大賞の「えがおつなげて」は、山梨県の耕作放棄地で三菱地所や博報堂といった大企業の社員や家族と一緒に開墾した土地で純米酒丸の内を生産したり、間伐材を住宅建設用に利用したりしている。農村の資源と都会に暮らす人々を結び地域再生を図る手法は、全国のモデルになりうるすばらしい取り組みといえる。大賞が授与されたのもむべなるかなである。
コペルニクは、途上国の貧困を削減するため、ニーズに合った先進企業のテクノロジー(製品)をサイトで紹介、あわせて購入資金を寄付者から集めるというオンラインマーケットプレイスを採用している。寄付金で購入した製品は現地のパート-ナーNGO に安価で販売してもらうユニークな仕組みである。

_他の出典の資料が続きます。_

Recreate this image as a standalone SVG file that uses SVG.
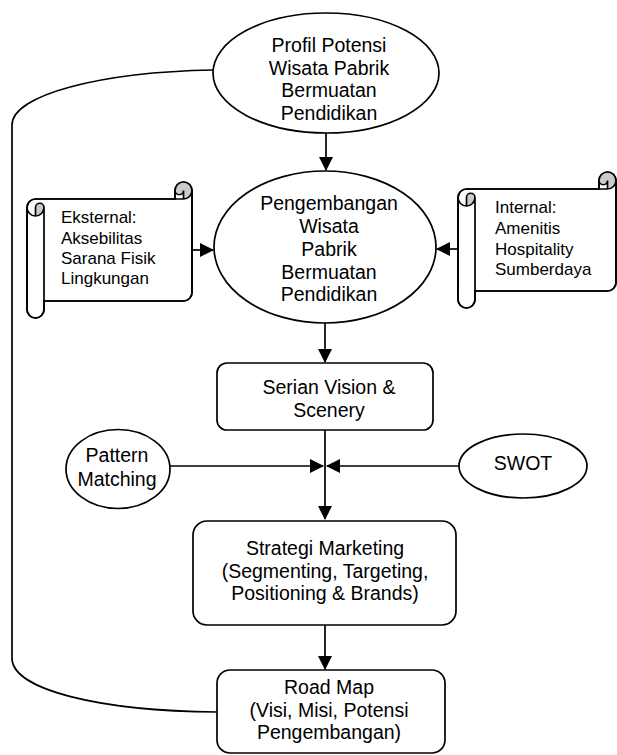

ユニチャームのサウジアラビアでの女性専用工場は画期的だ。イスラム圏では女性の就業者が少なくサウジアラビアの世界男女格差指数は135 カ国中131 位である。同国では、イスラムの戒律で女性は家族以外の男性に顔や肌を見せてはいけないのみならず、同じ部屋にいることや話すことも禁止されている。
女性だけが働く工場の存在意義はそこにある。また、生理用品が社会に広まることで、それまで、生理を理由に外出できなかった女性たちが積極的に社会に進出するという意味でも、工場の存在意義は大きい。
産後女性のヘルスケアに取り組んでいるマドレボニータ、カタリバも企業と様々な連携をしており、企業の本業での協力抜きには、NPO の活躍は考えられない時代に入っている。
こう見てみると、企業つまり営利組織と、非営利組織の垣根はますます低くなってきている。NPO は事業化し、企業は社会化している。社会性を持つ企業というのは新しいようだが、実はソニーもパナソニックもトヨタも創業当初はそうだったのではないか。それがいつの間にか、ということであれば、企業はもう一度原点に帰るいい機会といえる。それにはCSR 部門をもっと大事にすることだ。社会を変える企業こそいい企業なのだから。